Fisiologismo e espírito de gastança dominaram a negociação do projeto de Lei de Diretrizes Orçamentárias (LDO) aprovado na terça-feira à noite pela Comissão Mista de Orçamento. Será muito difícil controlar as despesas federais no próximo ano, se o governo seguir as orientações definidas nessa votação ¿ e 2006, ano de eleições, será marcado por pressões muito fortes para aumento de gastos. O Planalto fez concessões perigosas para desbloquear a tramitação do projeto, e o relator encontrou espaço, no texto final, para ampliar a gastança.

Algum remendo ainda será possível quando a votação final ocorrer no plenário.

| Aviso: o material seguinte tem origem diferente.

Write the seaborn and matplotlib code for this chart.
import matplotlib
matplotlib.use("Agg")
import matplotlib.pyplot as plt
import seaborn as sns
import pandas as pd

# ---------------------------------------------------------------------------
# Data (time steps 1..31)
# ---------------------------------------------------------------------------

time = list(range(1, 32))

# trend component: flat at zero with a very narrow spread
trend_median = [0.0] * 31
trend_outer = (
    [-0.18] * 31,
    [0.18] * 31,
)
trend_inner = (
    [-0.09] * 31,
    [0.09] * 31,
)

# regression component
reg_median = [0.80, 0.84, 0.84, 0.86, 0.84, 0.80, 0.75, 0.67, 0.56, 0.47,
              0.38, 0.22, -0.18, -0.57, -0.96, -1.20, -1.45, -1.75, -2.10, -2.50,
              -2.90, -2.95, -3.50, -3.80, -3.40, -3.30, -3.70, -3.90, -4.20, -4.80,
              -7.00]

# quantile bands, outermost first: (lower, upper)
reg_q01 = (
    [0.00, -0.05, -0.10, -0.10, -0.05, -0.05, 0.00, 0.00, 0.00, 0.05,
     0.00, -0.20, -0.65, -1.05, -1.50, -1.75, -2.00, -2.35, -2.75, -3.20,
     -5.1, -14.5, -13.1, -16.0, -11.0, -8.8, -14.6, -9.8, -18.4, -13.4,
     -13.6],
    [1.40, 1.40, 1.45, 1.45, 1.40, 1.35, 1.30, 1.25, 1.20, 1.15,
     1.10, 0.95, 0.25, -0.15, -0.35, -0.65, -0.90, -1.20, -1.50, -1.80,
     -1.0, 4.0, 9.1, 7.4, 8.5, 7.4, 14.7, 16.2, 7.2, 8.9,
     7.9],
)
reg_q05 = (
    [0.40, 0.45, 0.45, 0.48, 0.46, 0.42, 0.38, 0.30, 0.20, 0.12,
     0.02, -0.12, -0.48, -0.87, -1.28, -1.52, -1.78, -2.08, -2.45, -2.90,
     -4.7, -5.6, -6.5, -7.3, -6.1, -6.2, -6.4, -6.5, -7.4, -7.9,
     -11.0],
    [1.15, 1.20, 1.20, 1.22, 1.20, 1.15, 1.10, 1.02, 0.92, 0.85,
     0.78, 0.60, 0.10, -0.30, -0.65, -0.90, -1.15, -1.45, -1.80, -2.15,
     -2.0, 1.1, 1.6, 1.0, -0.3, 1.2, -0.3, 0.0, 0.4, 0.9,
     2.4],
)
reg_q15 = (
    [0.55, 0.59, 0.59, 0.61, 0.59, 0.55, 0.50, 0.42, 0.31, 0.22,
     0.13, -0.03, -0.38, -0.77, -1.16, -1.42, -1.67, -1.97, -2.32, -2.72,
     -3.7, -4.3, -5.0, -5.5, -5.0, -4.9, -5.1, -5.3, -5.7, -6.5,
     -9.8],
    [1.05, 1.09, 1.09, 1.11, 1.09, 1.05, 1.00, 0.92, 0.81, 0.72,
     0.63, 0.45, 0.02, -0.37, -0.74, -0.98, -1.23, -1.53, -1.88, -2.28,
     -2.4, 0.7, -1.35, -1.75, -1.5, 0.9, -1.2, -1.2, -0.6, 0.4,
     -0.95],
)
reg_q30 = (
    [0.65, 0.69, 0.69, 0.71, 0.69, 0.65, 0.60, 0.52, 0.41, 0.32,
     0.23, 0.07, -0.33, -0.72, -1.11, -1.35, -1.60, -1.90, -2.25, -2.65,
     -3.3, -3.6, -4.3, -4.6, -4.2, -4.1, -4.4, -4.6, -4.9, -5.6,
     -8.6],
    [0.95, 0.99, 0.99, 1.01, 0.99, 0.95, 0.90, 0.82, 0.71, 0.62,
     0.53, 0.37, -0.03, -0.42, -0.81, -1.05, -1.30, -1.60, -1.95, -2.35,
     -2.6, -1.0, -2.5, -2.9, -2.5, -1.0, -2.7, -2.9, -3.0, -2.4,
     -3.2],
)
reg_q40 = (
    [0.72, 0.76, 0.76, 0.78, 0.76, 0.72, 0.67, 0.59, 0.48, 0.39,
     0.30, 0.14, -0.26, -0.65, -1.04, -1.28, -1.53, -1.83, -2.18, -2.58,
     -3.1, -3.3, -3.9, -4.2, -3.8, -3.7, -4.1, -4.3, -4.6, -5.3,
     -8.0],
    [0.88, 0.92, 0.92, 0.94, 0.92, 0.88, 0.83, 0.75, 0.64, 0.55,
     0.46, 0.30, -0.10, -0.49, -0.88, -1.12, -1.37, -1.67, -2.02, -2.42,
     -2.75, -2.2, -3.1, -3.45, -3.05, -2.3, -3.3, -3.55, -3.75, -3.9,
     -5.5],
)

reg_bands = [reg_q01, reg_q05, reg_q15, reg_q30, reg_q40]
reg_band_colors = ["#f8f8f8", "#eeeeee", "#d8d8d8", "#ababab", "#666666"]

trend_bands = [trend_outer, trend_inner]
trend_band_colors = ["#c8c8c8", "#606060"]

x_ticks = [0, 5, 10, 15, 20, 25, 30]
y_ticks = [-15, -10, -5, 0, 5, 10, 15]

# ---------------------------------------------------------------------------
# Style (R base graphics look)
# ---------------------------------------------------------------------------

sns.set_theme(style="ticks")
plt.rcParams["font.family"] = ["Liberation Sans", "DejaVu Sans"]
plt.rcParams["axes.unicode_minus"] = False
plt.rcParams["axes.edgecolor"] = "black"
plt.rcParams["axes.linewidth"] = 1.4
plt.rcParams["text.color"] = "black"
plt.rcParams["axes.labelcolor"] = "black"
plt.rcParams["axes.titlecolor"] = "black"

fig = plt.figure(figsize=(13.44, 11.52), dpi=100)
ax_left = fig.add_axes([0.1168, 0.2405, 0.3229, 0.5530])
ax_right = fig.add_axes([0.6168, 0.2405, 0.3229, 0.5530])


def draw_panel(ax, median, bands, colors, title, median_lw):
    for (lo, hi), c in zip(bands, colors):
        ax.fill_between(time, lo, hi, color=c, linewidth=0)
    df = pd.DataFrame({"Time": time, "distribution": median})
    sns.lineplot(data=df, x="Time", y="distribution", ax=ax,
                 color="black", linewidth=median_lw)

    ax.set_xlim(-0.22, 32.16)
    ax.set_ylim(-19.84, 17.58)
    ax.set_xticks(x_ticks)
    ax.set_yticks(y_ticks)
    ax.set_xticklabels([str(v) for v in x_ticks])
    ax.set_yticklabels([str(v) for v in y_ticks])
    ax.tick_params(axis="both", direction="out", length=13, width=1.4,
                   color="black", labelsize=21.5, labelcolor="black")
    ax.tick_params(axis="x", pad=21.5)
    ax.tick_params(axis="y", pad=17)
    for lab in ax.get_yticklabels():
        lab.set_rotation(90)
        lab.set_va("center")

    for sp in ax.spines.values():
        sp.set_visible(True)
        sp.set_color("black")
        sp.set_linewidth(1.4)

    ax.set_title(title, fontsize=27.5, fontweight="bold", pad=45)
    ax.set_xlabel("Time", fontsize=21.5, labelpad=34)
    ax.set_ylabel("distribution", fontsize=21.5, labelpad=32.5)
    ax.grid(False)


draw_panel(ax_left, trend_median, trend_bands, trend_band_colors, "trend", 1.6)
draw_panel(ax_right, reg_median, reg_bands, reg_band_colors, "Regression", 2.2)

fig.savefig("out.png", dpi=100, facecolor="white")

Mas o conjunto continuará provavelmente muito ruim, mesmo que algum excesso do relator seja corrigido por veto presidencial.

O projeto de Orçamento-Geral da União que será enviado ao Congresso até dia 31 será baseado nas orientações contidas na LDO. Se continuar politicamente enfraquecido, o governo dificilmente conseguirá resistir a novas pressões para que a União tenha em 2006 um orçamento ainda mais sujeito ao clientelismo e ao fisiologismo.

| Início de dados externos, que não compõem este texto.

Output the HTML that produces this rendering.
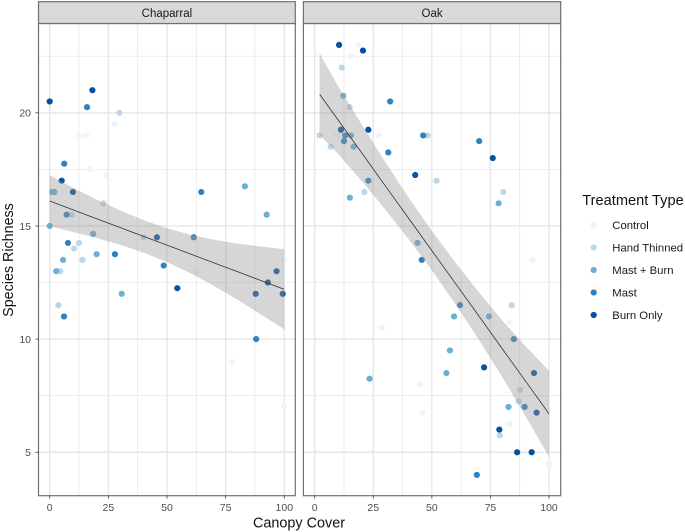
<!DOCTYPE html>
<html>
<head>
<meta charset="utf-8">
<style>
html,body{margin:0;padding:0;background:#fff;width:685px;height:532px;overflow:hidden}
svg{display:block;font-family:"Liberation Sans",sans-serif;filter:blur(0.3px)}
</style>
</head>
<body>
<svg id="chart" width="685" height="532" viewBox="0 0 685 532" xmlns="http://www.w3.org/2000/svg"></svg>
<script>
const panelNames = ['Chaparral', 'Oak'];
const treatmentNames = ['Control', 'Hand Thinned', 'Mast + Burn', 'Mast', 'Burn Only'];
const treatmentColors = ['#eff3ff', '#bdd7e7', '#6baed6', '#3182bd', '#08519c'];
const xTickLabels = [0, 25, 50, 75, 100];
const xMinorTicks = [12.5, 37.5, 62.5, 87.5];
const yTickLabels = [5, 10, 15, 20];
const yMinorTicks = [7.5, 12.5, 17.5, 22.5];

const chapControlX = [12.5, 15.6, 27.6, 17.2, 24.3, 77.6, 100, 100, 62.5];
const chapControlY = [19, 19, 19.5, 17.5, 17.25, 9, 7, 13.5, 13];
const chapHandX = [29.7, 22.9, 9.4, 40, 10.4, 12.5, 14, 4.5, 3.7];
const chapHandY = [20, 16, 15.5, 14.5, 14, 14.25, 13.5, 13, 11.5];
const chapMastBurnX = [1.1, 2, 18.5, 0, 5.7, 2.8, 20, 30.7, 83.2, 92.5];
const chapMastBurnY = [16.5, 16.5, 14.65, 15, 13.5, 13, 13.75, 12, 16.75, 15.5];
const chapMastX = [15.9, 6.2, 7.8, 27.8, 48.6, 64.6, 6.1, 88, 61.4, 7.2];
const chapMastY = [20.25, 17.75, 14.25, 13.75, 13.25, 16.5, 11, 10, 14.5, 15.5];
const chapBurnX = [0, 18.2, 5.1, 54.4, 9.9, 45.7, 96.7, 93, 87.8, 99.3];
const chapBurnY = [20.5, 21, 17, 12.25, 16.5, 14.5, 13, 12.5, 12, 12];

const oakControlX = [18.7, 15.6, 9.5, 27.3, 93, 28.7, 83.2, 44.9, 46, 83.2, 100];
const oakControlY = [23, 22.5, 19, 19, 13.5, 10.5, 10.75, 8, 6.75, 6.25, 4.5];
const oakHandX = [11.6, 14.9, 2.1, 6.8, 48.2, 52, 80.5, 21.2, 84.1, 79, 87.6, 87];
const oakHandY = [22, 20.25, 19, 18.5, 19, 17, 16.5, 16.5, 11.5, 5.75, 7.75, 7.25];
const oakMastBurnX = [12.2, 15.5, 16.6, 43.9, 74.4, 15, 78.5, 59.5, 57.7, 56.2, 23.4, 82.7];
const oakMastBurnY = [20.75, 19, 18.5, 14.25, 11, 16.25, 16, 11, 9.5, 8.5, 8.25, 7];
const oakMastX = [32.2, 46.3, 70.2, 31.4, 45.7, 69.2, 12.5, 13, 22.9, 62, 85, 89.6];
const oakMastY = [20.5, 19, 18.75, 18.25, 13.5, 4, 18.75, 19, 17, 11.5, 10, 7];
const oakBurnX = [10.4, 20.6, 22.9, 76, 42.9, 72.3, 78.8, 86.4, 92.6, 11.2, 93.6, 94.7];
const oakBurnY = [23, 22.75, 19.25, 18, 17.25, 8.75, 6, 5, 5, 19.25, 8.5, 6.75];

const chapBandX = [0, 10, 20, 30, 40, 50, 60, 70, 80, 90, 100];
const chapLine = [16.1, 15.71, 15.32, 14.93, 14.54, 14.15, 13.76, 13.37, 12.98, 12.59, 12.2];
const chapUpper = [17.23, 16.69, 16.17, 15.69, 15.26, 14.9, 14.61, 14.39, 14.22, 14.09, 13.97];
const chapLower = [15.0, 14.73, 14.47, 14.17, 13.82, 13.4, 12.91, 12.35, 11.74, 11.09, 10.43];

const oakBandX = [2.1, 10, 20, 30, 40, 50, 60, 70, 80, 90, 100];
const oakLine = [20.82, 19.68, 18.24, 16.79, 15.35, 13.91, 12.47, 11.03, 9.58, 8.14, 6.7];
const oakUpper = [22.62, 21.18, 19.5, 17.84, 16.27, 14.78, 13.39, 12.08, 10.83, 9.69, 8.6];
const oakLower = [19.03, 18.18, 16.99, 15.74, 14.43, 13.04, 11.55, 9.98, 8.33, 6.59, 4.8];

const chapX = [chapControlX, chapHandX, chapMastBurnX, chapMastX, chapBurnX];
const chapY = [chapControlY, chapHandY, chapMastBurnY, chapMastY, chapBurnY];
const oakX = [oakControlX, oakHandX, oakMastBurnX, oakMastX, oakBurnX];
const oakY = [oakControlY, oakHandY, oakMastBurnY, oakMastY, oakBurnY];

const svg = document.getElementById('chart');
const NS = 'http://www.w3.org/2000/svg';

function make(tag, attrs, name, text) {
  const el = document.createElementNS(NS, tag);
  for (const k in attrs) el.setAttribute(k, attrs[k]);
  
  
  if (text !== undefined) el.textContent = text;
  return el;
}

const panelTop = 23.5;
const panelBottom = 495.7;
const yScale = v => 565.4 - 22.63 * v;

function slug(s) {
  return s.toLowerCase().replace(/[^a-z]+/g, '-');
}

function drawPanel(name, left, right, x0, x100, xs, ys, bandX, line, upper, lower) {
  const xScale = v => x0 + (x100 - x0) * v / 100;
  const id = slug(name);
  const g = make('g', {}, id + '-panel');
  svg.appendChild(g);

  xMinorTicks.forEach(t => {
    g.appendChild(make('line', {x1: xScale(t), x2: xScale(t), y1: panelTop, y2: panelBottom, stroke: '#e8e8e8', 'stroke-width': 0.8}, id + '-x-minor-gridline'));
  });
  yMinorTicks.forEach(t => {
    g.appendChild(make('line', {x1: left, x2: right, y1: yScale(t), y2: yScale(t), stroke: '#e8e8e8', 'stroke-width': 0.8}, id + '-y-minor-gridline'));
  });
  xTickLabels.forEach(t => {
    g.appendChild(make('line', {x1: xScale(t), x2: xScale(t), y1: panelTop, y2: panelBottom, stroke: '#e6e6e6', 'stroke-width': 1.4}, id + '-x-major-gridline'));
  });
  yTickLabels.forEach(t => {
    g.appendChild(make('line', {x1: left, x2: right, y1: yScale(t), y2: yScale(t), stroke: '#e6e6e6', 'stroke-width': 1.4}, id + '-y-major-gridline'));
  });

  xs.forEach((arr, s) => {
    arr.forEach((v, i) => {
      g.appendChild(make('circle', {cx: xScale(v), cy: yScale(ys[s][i]), r: 3.1, fill: treatmentColors[s]}, id + '-point-' + slug(treatmentNames[s])));
    });
  });

  const top = bandX.map((v, i) => xScale(v) + ',' + yScale(upper[i]));
  const bottom = bandX.map((v, i) => xScale(v) + ',' + yScale(lower[i])).reverse();
  g.appendChild(make('polygon', {points: top.concat(bottom).join(' '), fill: '#999999', 'fill-opacity': 0.4}, id + '-confidence-band'));

  const linePts = bandX.map((v, i) => xScale(v) + ',' + yScale(line[i])).join(' ');
  g.appendChild(make('polyline', {points: linePts, fill: 'none', stroke: '#333333', 'stroke-width': 0.8}, id + '-trend-line'));

  g.appendChild(make('rect', {x: left, y: panelTop, width: right - left, height: panelBottom - panelTop, fill: 'none', stroke: '#707070', 'stroke-width': 1.2}, id + '-panel-border'));
  g.appendChild(make('rect', {x: left, y: 1.7, width: right - left, height: panelTop - 1.7, fill: '#d9d9d9', stroke: '#707070', 'stroke-width': 1.2}, id + '-strip'));
  g.appendChild(make('text', {x: (left + right) / 2, y: 17, 'text-anchor': 'middle', 'font-size': 11.5, fill: '#1a1a1a'}, id + '-strip-label', name));

  xTickLabels.forEach(t => {
    g.appendChild(make('line', {x1: xScale(t), x2: xScale(t), y1: panelBottom, y2: panelBottom + 3, stroke: '#444', 'stroke-width': 0.8}, id + '-x-tick'));
    g.appendChild(make('text', {x: xScale(t), y: 511, 'text-anchor': 'middle', 'font-size': 10.5, fill: '#4d4d4d'}, id + '-x-tick-label', t));
  });
}

drawPanel(panelNames[0], 38.5, 295.3, 49.7, 284.3, chapX, chapY, chapBandX, chapLine, chapUpper, chapLower);
drawPanel(panelNames[1], 303.4, 560.7, 314.7, 549, oakX, oakY, oakBandX, oakLine, oakUpper, oakLower);

yTickLabels.forEach(t => {
  svg.appendChild(make('line', {x1: 35.3, x2: 38.5, y1: yScale(t), y2: yScale(t), stroke: '#444', 'stroke-width': 0.8}, 'y-tick'));
  svg.appendChild(make('text', {x: 31, y: yScale(t) + 3.8, 'text-anchor': 'end', 'font-size': 10.5, fill: '#4d4d4d'}, 'y-tick-label', t));
});

svg.appendChild(make('text', {x: 299, y: 527.7, 'text-anchor': 'middle', 'font-size': 14.4, fill: '#111'}, 'x-axis-title', 'Canopy Cover'));
svg.appendChild(make('text', {x: 13, y: 260, 'text-anchor': 'middle', 'font-size': 14.3, fill: '#111', transform: 'rotate(-90 13 260)'}, 'y-axis-title', 'Species Richness'));

svg.appendChild(make('text', {x: 582.3, y: 205, 'font-size': 14.6, fill: '#111'}, 'legend-title', 'Treatment Type'));
treatmentNames.forEach((n, i) => {
  const cy = 225 + 22.5 * i;
  svg.appendChild(make('circle', {cx: 593.7, cy: cy, r: 3.1, fill: treatmentColors[i]}, 'legend-swatch-' + slug(n)));
  svg.appendChild(make('text', {x: 612.3, y: cy + 4.2, 'font-size': 11.3, fill: '#1a1a1a'}, 'legend-label-' + slug(n), n));
});
</script>
</body>
</html>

Para destravar os trabalhos na Comissão Mista de Orçamento, o ministro da Fazenda, Antonio Palocci, aceitou prorrogar para março, abril e maio do próximo ano as parcelas do custeio agrícola da safra deste ano com vencimento em maio, junho e julho deste ano. Foi uma concessão indiscriminada e certamente mais ampla do que seria justificável.

Mas a bancada ruralista, especializada em arrancar favores do governo, obteve mais que esse compromisso. Conseguiu introduzir na LDO a exigência de inclusão, no próximo orçamento, de recursos para repactuação de dívidas.

É uma novidade escandalosa: a renegociação deixará, agora oficialmente, de ser uma solução de emergência. Será convertida em cláusula orçamentária. O próximo passo talvez seja a sua transformação em despesa anual obrigatória, com status semelhante ao dos gastos com educação e saúde. O ministro do Planejamento, Paulo Bernardo, disse que as mudanças foram além do acordado com a bancada e prometeu reagir.

Mas a farra na elaboração da LDO não parou nessas manobras. O texto determina que o reajuste salarial dos servidores civis federais, em 2006, seja pelo menos igual ao crescimento real do Produto Interno Bruto (PIB) per capita. Esse crescimento é estimado em 1,5%. A equipe econômica, segundo se informou em Brasília, pretendia conceder apenas 1%.

O relator do projeto, o petista mineiro Gilmar Machado, incluiu também no texto a proibição de corte, pelo Executivo, de gastos correspondentes a emendas de parlamentares. Essas emendas são estimadas em R$ 3,5 bilhões.

Essa manobra é uma forma de tornar impositivo, pelo menos em alguns itens, o orçamento brasileiro. Pelas normas em vigor, o governo pode retardar ou mesmo deixar de realizar certas despesas, para cumprir os objetivos fiscais, e isso inclui gastos correspondentes a emendas de congressistas.

Essa possibilidade facilita a gestão do orçamento, geralmente inflado no Congresso. Também permite selecionar melhor os projetos que serão realizados. Mas dá força ao governo para negociar com parlamentares a liberação de verbas e esta conseqüência é indesejável. Será imprudência, no entanto, adotar o orçamento impositivo enquanto faltarem garantias de tratamento mais sério da proposta orçamentária.

O governo conseguiu, porém, que o projeto se tornasse mais flexível num item de seu interesse. Na versão original, enviada pelo governo, a arrecadação da Receita Federal, em 2006, teria como teto 16% do PIB. Na versão final, receitas atípicas foram excluídas dessa conta. Isso pode representar R$ 1 bilhão a mais para os gastos do Tesouro. Estes continuam limitados a 17% do PIB, mas, pelo texto do relator, o aumento salarial ficará fora do cálculo.

É um afrouxamento preocupante. Mas pelo menos o governo conseguiu quase neutralizar a cláusula, adicionada pelo relator, que manda reduzir o superávit primário (4,25%) se o crescimento estimado para o PIB for inferior a 4,5%. O governo conseguiu condicionar esse corte à garantia de que a relação dívida/PIB continuará a cair no ritmo médio de 2004 e 2005.